On Thursday, the Twin Cities' two public libraries, as well as the Prairie Pride Coalition and PFLAG Bloomington-Normal, will hold a community discussion on banned books.
Attendees will — ideally — have read at least one book from the ALA's list of most-challenged titles. Prairie Pride Coalition board president Dave Bentlin said he chose the book that caused the controversy in Heyworth: This Book is Gay by Juno Dawson.
"You can take a lot of books out of a public library and you can pull a quote or a short passage from one ... and you can make all sorts of false claims against that book — that it's pornographic, that it's not fit for students to read, things like that," Bentlin said. "We wanted to put together a program with these co-sponsors that would help people see these books in their entirety."

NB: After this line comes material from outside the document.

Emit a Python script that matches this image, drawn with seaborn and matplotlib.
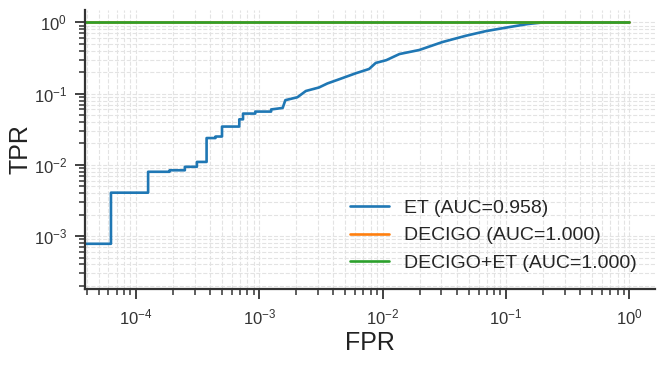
import numpy as np
import pandas as pd
import seaborn as sns
import matplotlib.pyplot as plt

# ROC data (log-log)
ET_FPR = [1e-5, 6.3e-5, 6.3e-5, 1.26e-4, 1.26e-4, 1.88e-4, 1.88e-4, 2.5e-4, 2.5e-4,
          3.13e-4, 3.13e-4, 3.75e-4, 3.75e-4, 4.43e-4, 4.43e-4, 5.0e-4, 5.0e-4,
          6.9e-4, 6.9e-4, 7.4e-4, 7.4e-4, 9.3e-4, 9.3e-4, 1.25e-3, 1.25e-3,
          1.55e-3, 1.63e-3, 2.04e-3, 2.39e-3, 3.05e-3, 3.57e-3, 4.44e-3, 6.05e-3,
          7.77e-3, 8.8e-3, 1.07e-2, 1.37e-2, 1.98e-2, 3.05e-2, 4.73e-2, 6.87e-2,
          0.106, 0.15, 0.2, 1.0]
ET_TPR = [7.8e-4, 7.8e-4, 4.07e-3, 4.07e-3, 8.0e-3, 8.0e-3, 8.4e-3, 8.4e-3, 9.4e-3,
          9.4e-3, 1.1e-2, 1.1e-2, 2.38e-2, 2.38e-2, 2.5e-2, 2.5e-2, 3.45e-2,
          3.45e-2, 4.36e-2, 4.36e-2, 5.25e-2, 5.25e-2, 5.6e-2, 5.6e-2, 6.0e-2,
          6.3e-2, 8.1e-2, 8.9e-2, 0.109, 0.122, 0.139, 0.159, 0.193,
          0.222, 0.27, 0.295, 0.36, 0.41, 0.53, 0.65, 0.755,
          0.86, 0.95, 1.0, 1.0]
DECIGO_FPR = [1e-5, 1.0]
DECIGO_TPR = [1.0, 1.0]
BOTH_FPR = [1e-5, 1.0]
BOTH_TPR = [1.0, 1.0]
LABELS = ['ET (AUC=0.958)', 'DECIGO (AUC=1.000)', 'DECIGO+ET (AUC=1.000)']

sns.set_theme(style="ticks")
plt.rcParams['font.family'] = ['Liberation Sans', 'DejaVu Sans']

df = pd.concat([
    pd.DataFrame({'FPR': ET_FPR, 'TPR': ET_TPR, 'model': LABELS[0]}),
    pd.DataFrame({'FPR': DECIGO_FPR, 'TPR': DECIGO_TPR, 'model': LABELS[1]}),
    pd.DataFrame({'FPR': BOTH_FPR, 'TPR': BOTH_TPR, 'model': LABELS[2]}),
], ignore_index=True)

fig, ax = plt.subplots(figsize=(6.66, 3.66), dpi=100)
ax.set_xscale('log')
ax.set_yscale('log')
sns.lineplot(data=df, x='FPR', y='TPR', hue='model', palette='tab10',
             sort=False, estimator=None, linewidth=1.9, ax=ax)

ax.set_xlim(3.9e-5, 1.6)
ax.set_ylim(1.8e-4, 1.5)
ax.grid(True, which='both', linestyle='--', color='#e3e3e3', linewidth=0.8)
ax.set_axisbelow(True)

ax.tick_params(which='major', length=7, width=1.3, pad=6, labelsize=12, colors='#333333')
ax.tick_params(which='minor', length=4, width=1.1, colors='#333333')
for s in ax.spines.values():
    s.set_linewidth(1.6)
    s.set_color('#333333')
sns.despine(ax=ax)

ax.set_xlabel('FPR', fontsize=18, color='#222222', labelpad=3)
ax.set_ylabel('TPR', fontsize=18, color='#222222', labelpad=1)
ax.legend(title=None, frameon=False, fontsize=14, loc='lower right')

fig.subplots_adjust(left=0.128, right=0.983, bottom=0.21, top=0.973)
fig.savefig('out.png', dpi=100)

Hamilton said having conversations with people about why libraries offer certain books was easier even just a few years ago.
"We try to talk people through why it might not be something that they love, but why it's still OK to be in the library. Probably three years ago, a lot of times the conversation stopped there and people didn't go any further," she said. "We're seeing, in general, there's less openness to listening to different perspectives."
Hamilton added that challenges to BPL have typically not gone through a formal process the library has always had in place: Instead of filling out a "reconsideration" form that would trigger a review of an item, attacks are levied via social media, public comment at city council meetings, or "they contact the mayor and tell the mayor that he should remove books from the library."
"A couple" of challenges have gone through the process, but did not result in the removal of any library materials.
"I saw a great social media post the other day. It said what to do if you have a problem with a book in the library: Step one, check out another book," Hamilton said. "We do take reconsideration seriously. We make mistakes sometimes on where things should lie in the library. But I think is a great response: Not every book is for you in the library."
Bentlin said the goal of events like the community discussion on Thursday isn't to dismiss anyone with concerns about age appropriateness of some books. Rather, it's to open a dialogue.
"We hope that some of these activities that are planned during Banned Books Week will help raise some awareness and bring another level of understanding of why these books are important — and why banning and challenging books really is not the answer for our society at large," he said.
"Quite honestly, some of these books save our youth. They give them hope, and to not have them on the library shelves would be a shame."